▸ **DIRECTIVE**
Beginning with the first line, set down every line through the one containing "from matplotlib.patches import", exactly as it appears, but not the pictures.

▸ **COLLECTED DATA**
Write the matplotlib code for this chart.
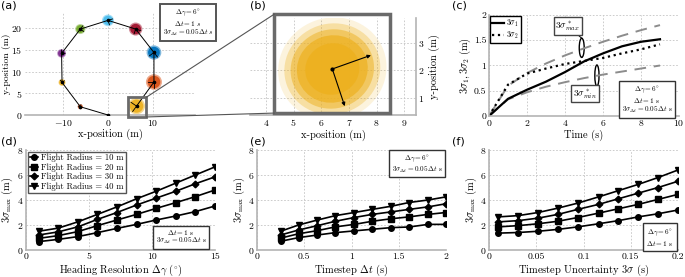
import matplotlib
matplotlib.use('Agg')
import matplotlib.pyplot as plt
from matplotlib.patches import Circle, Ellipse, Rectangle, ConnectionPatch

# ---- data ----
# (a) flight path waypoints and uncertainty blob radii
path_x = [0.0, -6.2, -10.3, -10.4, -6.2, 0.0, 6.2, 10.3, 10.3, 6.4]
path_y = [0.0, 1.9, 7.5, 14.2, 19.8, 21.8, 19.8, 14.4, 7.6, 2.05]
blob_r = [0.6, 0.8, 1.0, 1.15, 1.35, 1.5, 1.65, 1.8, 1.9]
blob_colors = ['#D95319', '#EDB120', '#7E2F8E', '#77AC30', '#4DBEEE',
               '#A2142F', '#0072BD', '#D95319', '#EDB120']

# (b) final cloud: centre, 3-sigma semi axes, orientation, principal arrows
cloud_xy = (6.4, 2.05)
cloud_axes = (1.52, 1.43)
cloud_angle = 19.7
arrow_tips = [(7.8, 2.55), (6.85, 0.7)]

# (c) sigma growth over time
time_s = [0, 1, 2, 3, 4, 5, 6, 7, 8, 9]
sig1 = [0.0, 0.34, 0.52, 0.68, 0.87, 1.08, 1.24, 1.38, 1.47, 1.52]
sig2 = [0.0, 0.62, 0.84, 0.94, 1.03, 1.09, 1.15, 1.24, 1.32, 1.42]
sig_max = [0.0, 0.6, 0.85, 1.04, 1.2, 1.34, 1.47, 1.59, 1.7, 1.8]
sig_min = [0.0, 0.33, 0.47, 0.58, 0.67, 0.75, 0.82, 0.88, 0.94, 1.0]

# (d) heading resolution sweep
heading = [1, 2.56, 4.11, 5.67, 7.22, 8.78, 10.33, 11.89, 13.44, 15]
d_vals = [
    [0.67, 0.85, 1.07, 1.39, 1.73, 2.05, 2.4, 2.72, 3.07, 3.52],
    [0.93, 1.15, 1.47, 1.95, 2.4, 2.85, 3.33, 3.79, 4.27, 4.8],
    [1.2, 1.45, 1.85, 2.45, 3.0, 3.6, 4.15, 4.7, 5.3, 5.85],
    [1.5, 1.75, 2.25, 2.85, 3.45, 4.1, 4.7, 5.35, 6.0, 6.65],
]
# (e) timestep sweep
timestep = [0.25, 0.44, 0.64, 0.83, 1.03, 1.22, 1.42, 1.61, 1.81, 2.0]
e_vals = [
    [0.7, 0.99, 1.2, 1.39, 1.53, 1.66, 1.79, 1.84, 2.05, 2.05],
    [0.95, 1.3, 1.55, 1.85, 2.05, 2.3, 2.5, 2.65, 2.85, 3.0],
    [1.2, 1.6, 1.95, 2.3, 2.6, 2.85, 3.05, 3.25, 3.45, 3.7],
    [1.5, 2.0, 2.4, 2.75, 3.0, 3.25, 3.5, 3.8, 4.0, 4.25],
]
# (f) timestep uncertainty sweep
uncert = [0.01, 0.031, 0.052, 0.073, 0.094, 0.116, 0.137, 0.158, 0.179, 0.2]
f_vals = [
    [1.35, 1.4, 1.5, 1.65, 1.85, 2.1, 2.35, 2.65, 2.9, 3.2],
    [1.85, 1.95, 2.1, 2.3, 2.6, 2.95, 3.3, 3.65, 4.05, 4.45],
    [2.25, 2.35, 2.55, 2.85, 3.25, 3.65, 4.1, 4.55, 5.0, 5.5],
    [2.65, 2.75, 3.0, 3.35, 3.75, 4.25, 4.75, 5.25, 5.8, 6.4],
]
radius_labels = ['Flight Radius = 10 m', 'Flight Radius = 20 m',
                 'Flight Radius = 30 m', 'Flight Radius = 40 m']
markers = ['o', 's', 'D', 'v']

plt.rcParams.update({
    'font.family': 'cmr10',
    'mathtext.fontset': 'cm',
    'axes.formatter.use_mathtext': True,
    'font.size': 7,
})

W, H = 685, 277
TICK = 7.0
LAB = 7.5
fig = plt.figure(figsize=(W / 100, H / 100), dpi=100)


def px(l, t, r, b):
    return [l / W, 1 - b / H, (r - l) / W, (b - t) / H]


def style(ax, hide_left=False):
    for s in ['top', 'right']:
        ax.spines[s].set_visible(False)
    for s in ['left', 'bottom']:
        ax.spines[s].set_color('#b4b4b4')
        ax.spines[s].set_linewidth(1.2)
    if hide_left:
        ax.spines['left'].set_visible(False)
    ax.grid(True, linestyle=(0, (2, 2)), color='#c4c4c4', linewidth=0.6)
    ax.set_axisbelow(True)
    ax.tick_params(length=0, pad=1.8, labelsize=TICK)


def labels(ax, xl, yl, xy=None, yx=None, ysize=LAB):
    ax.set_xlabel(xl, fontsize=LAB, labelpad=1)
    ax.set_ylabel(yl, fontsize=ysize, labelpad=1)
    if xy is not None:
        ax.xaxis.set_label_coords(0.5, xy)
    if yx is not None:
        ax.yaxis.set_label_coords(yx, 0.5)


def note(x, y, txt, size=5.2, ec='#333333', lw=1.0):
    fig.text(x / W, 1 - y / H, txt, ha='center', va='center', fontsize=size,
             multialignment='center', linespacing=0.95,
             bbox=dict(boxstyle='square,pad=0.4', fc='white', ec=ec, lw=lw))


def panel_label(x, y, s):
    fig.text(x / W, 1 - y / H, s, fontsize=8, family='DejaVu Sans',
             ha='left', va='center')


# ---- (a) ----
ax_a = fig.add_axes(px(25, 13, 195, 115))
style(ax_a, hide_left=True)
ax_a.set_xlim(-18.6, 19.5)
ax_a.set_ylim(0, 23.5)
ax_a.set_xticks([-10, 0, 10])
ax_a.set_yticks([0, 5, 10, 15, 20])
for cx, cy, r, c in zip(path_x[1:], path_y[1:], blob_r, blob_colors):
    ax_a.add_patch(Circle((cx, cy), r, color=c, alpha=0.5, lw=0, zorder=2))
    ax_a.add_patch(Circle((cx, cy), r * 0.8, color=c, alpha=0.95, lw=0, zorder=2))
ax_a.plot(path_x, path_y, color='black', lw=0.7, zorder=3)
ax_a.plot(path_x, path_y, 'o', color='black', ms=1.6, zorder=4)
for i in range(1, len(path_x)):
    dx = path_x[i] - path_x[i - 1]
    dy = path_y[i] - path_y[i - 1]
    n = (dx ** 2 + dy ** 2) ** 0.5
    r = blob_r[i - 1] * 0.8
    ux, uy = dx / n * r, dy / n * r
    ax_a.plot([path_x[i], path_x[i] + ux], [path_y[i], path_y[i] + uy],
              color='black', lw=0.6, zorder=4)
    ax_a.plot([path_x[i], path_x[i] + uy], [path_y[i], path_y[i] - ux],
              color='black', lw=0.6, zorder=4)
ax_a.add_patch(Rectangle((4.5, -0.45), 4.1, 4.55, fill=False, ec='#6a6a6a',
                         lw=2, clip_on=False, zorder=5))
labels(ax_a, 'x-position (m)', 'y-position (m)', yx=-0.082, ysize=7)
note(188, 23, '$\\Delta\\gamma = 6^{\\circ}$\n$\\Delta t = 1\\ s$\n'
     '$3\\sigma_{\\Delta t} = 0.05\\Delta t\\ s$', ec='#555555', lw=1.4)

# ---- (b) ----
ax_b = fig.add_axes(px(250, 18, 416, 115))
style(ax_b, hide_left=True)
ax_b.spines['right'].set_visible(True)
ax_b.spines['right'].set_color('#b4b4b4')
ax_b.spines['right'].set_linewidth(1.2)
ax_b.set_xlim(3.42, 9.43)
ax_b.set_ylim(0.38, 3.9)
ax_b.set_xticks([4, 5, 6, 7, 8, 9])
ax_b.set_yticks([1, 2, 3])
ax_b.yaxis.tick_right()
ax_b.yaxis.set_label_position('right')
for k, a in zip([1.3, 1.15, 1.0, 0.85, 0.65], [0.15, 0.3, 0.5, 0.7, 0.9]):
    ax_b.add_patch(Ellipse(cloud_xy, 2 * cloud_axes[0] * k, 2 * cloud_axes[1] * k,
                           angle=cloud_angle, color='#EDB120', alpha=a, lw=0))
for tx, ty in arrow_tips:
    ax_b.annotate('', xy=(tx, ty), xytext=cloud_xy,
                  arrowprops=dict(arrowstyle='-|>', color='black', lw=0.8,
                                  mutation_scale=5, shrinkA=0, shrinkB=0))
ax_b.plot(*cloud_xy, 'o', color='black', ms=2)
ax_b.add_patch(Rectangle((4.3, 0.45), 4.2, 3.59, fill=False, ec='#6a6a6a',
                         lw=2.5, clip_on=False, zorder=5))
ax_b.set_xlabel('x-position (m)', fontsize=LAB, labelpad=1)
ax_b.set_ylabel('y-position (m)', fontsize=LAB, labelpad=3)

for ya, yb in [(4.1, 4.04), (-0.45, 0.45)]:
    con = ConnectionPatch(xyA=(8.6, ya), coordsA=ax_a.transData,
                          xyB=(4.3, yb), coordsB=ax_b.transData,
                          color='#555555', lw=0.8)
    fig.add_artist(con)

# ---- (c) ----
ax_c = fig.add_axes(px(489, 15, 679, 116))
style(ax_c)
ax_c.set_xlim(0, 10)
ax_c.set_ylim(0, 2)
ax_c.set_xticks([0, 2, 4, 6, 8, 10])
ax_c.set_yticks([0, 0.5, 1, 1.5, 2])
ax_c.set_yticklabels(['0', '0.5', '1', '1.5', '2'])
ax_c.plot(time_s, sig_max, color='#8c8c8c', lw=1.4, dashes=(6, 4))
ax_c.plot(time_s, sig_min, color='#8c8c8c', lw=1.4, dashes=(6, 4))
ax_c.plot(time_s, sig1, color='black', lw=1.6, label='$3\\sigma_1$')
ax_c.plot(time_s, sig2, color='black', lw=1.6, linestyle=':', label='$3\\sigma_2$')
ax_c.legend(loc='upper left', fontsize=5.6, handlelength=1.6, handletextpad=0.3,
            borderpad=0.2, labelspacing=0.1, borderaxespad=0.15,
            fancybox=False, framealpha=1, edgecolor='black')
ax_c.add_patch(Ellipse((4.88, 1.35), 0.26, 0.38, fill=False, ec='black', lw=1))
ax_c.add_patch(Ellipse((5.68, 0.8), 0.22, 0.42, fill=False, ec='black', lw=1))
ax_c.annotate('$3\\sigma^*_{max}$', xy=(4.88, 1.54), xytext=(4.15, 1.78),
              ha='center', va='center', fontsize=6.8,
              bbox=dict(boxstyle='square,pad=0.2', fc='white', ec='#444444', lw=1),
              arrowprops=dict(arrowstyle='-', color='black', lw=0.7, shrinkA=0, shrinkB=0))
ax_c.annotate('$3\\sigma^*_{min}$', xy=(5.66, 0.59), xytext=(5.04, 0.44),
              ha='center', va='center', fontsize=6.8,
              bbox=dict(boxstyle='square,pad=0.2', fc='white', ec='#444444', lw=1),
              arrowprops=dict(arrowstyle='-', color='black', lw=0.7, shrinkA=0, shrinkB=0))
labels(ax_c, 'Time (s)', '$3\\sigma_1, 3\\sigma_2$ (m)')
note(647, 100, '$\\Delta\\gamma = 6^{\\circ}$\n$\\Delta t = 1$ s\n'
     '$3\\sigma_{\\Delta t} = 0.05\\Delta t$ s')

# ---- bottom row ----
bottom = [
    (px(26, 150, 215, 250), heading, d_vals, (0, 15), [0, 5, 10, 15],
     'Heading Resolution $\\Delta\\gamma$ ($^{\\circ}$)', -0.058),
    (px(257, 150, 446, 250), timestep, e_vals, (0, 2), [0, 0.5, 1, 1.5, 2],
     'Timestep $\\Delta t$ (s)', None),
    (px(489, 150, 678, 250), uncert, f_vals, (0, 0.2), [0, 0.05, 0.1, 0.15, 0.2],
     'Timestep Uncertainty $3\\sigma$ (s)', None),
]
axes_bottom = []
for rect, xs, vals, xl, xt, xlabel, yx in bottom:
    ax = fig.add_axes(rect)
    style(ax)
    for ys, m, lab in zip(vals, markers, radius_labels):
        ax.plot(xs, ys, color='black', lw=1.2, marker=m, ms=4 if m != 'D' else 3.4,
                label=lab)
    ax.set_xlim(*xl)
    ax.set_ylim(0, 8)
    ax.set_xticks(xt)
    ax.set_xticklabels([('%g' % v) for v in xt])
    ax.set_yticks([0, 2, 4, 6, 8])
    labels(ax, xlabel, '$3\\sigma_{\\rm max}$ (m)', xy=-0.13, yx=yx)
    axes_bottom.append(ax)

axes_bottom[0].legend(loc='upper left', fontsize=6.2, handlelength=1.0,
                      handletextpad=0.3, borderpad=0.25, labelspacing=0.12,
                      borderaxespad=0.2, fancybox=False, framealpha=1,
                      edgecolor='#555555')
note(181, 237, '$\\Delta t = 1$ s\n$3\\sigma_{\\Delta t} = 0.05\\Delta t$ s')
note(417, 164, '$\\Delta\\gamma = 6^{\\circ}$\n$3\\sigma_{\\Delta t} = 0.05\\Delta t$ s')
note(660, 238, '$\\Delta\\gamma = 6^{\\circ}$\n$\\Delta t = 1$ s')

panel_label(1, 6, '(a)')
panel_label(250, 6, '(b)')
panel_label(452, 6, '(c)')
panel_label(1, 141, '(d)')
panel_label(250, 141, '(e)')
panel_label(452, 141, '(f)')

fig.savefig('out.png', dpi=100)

▸ **FINISHED TASK**
Write the matplotlib code for this chart.
import matplotlib
matplotlib.use('Agg')
import matplotlib.pyplot as plt
from matplotlib.patches import Circle, Ellipse, Rectangle, ConnectionPatch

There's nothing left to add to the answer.